In this section the evaluation results for the multi intent models and for both domains, energy and health, are presented. Prior to introducing the results of the evaluation, an assumption for miss-classification should be taken into consideration. Most of the miss-classification were of the type no-understand to inform. This miss-classification type is not a problem as it is handled by the dialogue model. We can classify orphan informs (that is informs that do not occur in the middle of the dialogue) as no-understands, whereas incorrect informs in the middle of a dialogue that do no match any of the valid dialogue flows generated by the generator presented in this paper are handled by the produced stories for invalid scenarios. So, if we consider this type of miss-classifications as correct our accuracy is increased (column Accuracy2 in Table 1).

Table 1. Evaluation metrics

Table 1 presents the results of the multi-intent NLU model on the gold sets of the two domains. We have included various text patterns for these intents in the Chatito DSL and generated our training data for the NLU Models as we did not have access to enough real world user messages for these domains. Training our NLU Models on real-world data should provide a stronger model for these domains.

Fig. 1.
figure 1

Finite automata of story generator example

To evaluate the dialogue generator we present examples of valid use cases. A user can phrase a command for the agent in various ways. Moreover, the agent can converse with the user if it recognizes an intent that information is missing. For example if the user commands the agent to “turn the lights”, the agent will reply with either “where?” or “in which room?”. If the user replies with a valid room (i.e., “In the kitchen”) the agent will reply “Do you want them on or off?”. If the user replies with either “on” or “off” the agent will execute the turn-lights action. A representative example of the generative process of the algorithm through the conversational flow between the agent and a user, as far as set temperature-single intent command are concerned:

  • Active node = stands on an active state that has not fulfilled all requirements and is able to generate new scenarios

  • Final node = stands on a final state and cannot generate new scenarios

A case example was used as part of the evaluation process. The example aims to demonstrate that the Novel Dialogue Generator of CIPA–gen A is able to produce all the possible use case scenarios in its conversation with a user by adopting the concept of adjacency pairs. In particular, in the presented example the agent requires information about the value of the temperature and the place (room). There are 4 initial cases: (a) the user defines the intent accompanied by the value or (b) the place or (c) both of them or (d) the case that the user inputs only the intent. In the next step of this discourse, the user can either provide valid information that fulfills a slot or provide an invalid input that is categorized in one of the 14 invalid operations in the sector of energy (lights, hvac, etc) including no-understand operation in the case of no relevant input. Every single invalid input in the Fig. 1 diagram is translated to multiple alternative rejected scenarios. The node that contains value and place is a final node. On the contrary, the rest of the nodes need at least one more slot to be fulfilled in order to end up in a final state. In the same logic, every active node generates more complex scenarios until a final node is born. In this example, the \(set\_temperature\) intent generates 64 unique scenarios that cover all possible contingencies and they are illustrated from the colourful nodes in the Fig. 1. Each node represents the given input from the user. Calculation of all possible generated scenarios in a multi intent command is a process identical to the single intent, differentiating only in the number of slots. Multi intents commands have as slots the union of the slots of two intents. So, for example in the \(set\_temperature\_lights\) intent that is responsible to set the temperature in a room and turn the lights, the available slots comprise the union of (value, place) from \(set\_temperature\) and \(lights\_on\_off\) from light. The total number of generated scenarios are 281.

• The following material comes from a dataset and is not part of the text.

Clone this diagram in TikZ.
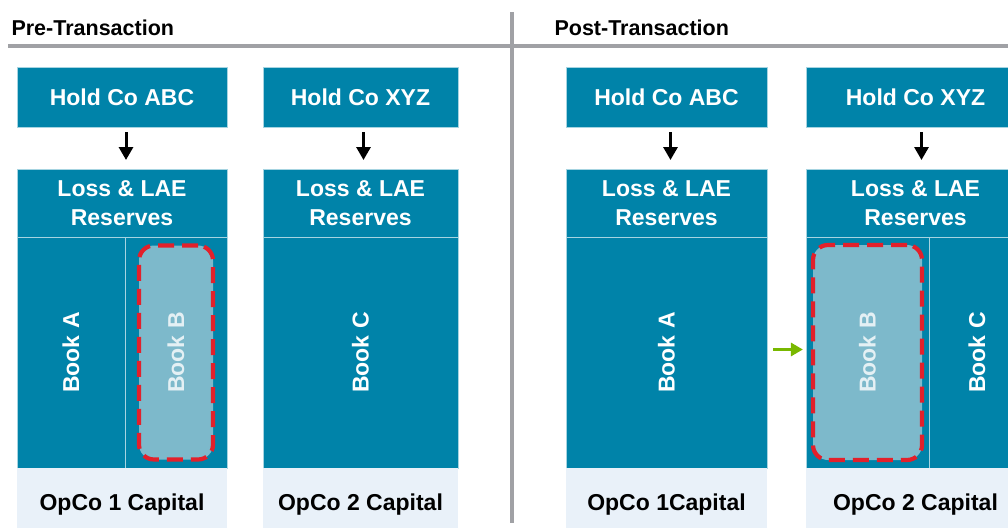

The evaluation of CIPA story generator was an experimental process that conducted through a comparison between the enumeration of all possible scenarios that can be generated from a dialogue among an agent and a user as illustrated in the Fig. 1 and the actual scenarios that are generated from CIPA (Parsed data from the generated file and calculated the sum of generated scenarios for every intent). CIPA is evaluated as a competent agent that behaves properly covering all contingencies.

5 Conclusions and Future Work

In conclusion, this paper introduces a general purpose task-based agent, equipped with a novel dialogue generator, and it was applied to two domains of the CERTH nZEB Smart Home, energy and health domain. The developed CIPA–gen A is based on the RASA framework and supports multi-intent for the aforementioned domains capable of recognizing up to two intents per user command. Towards to a domain agnostic agent, the code-base was engineered so as to be easily applied to different domains. CIPA–gen A uses an embedding method for its NLU model that is not based on pre-trained word vectors of a specific language so as it can be generalized to any natural language. The training data should have to be generated for that language, using the tools selected and the algorithms developed, while omitting a dependency on SpaCy for slot extraction. This consists the only limitation on training a model for a different language. In addition, messages from real-world users should be collected in order to build a real usage data set that can be used for both training the model to achieve greater accuracy and for evaluation purposes. Furthermore, a novel dialogue generator, based on the idea of adjacency pairs, has been implemented in order to enable the proposed agent to generate all the possible scenarios in a conversation between the agent and a user.

Future research and development related to CIPA agent will be focused on the extension of the agent’s capabilities. A first enhancement would be the replacement of the LSTM of the dialogue model with a differential neural computer (DNC) [4]. Next releases of the agent will support complex objectives in its action model, i.e., the agent will be able to form a complex plan of action based on its conversation with the user and execute it and by utilizing AI Planning research [6]. The new system will be the CERTH Advanced Multi-Domain Reasoning and Planning System (CAMDRaPS). This idea has been considered before by MIT researchers [5] but it has not been developed yet. In general, it is planned to add an open-source classical planner, more advanced conversion model from intents/entities to planning actions/variables, machine learning techniques to improve classification of the domain, Probabilistic Planning and Probabilistic Reasoning over Time.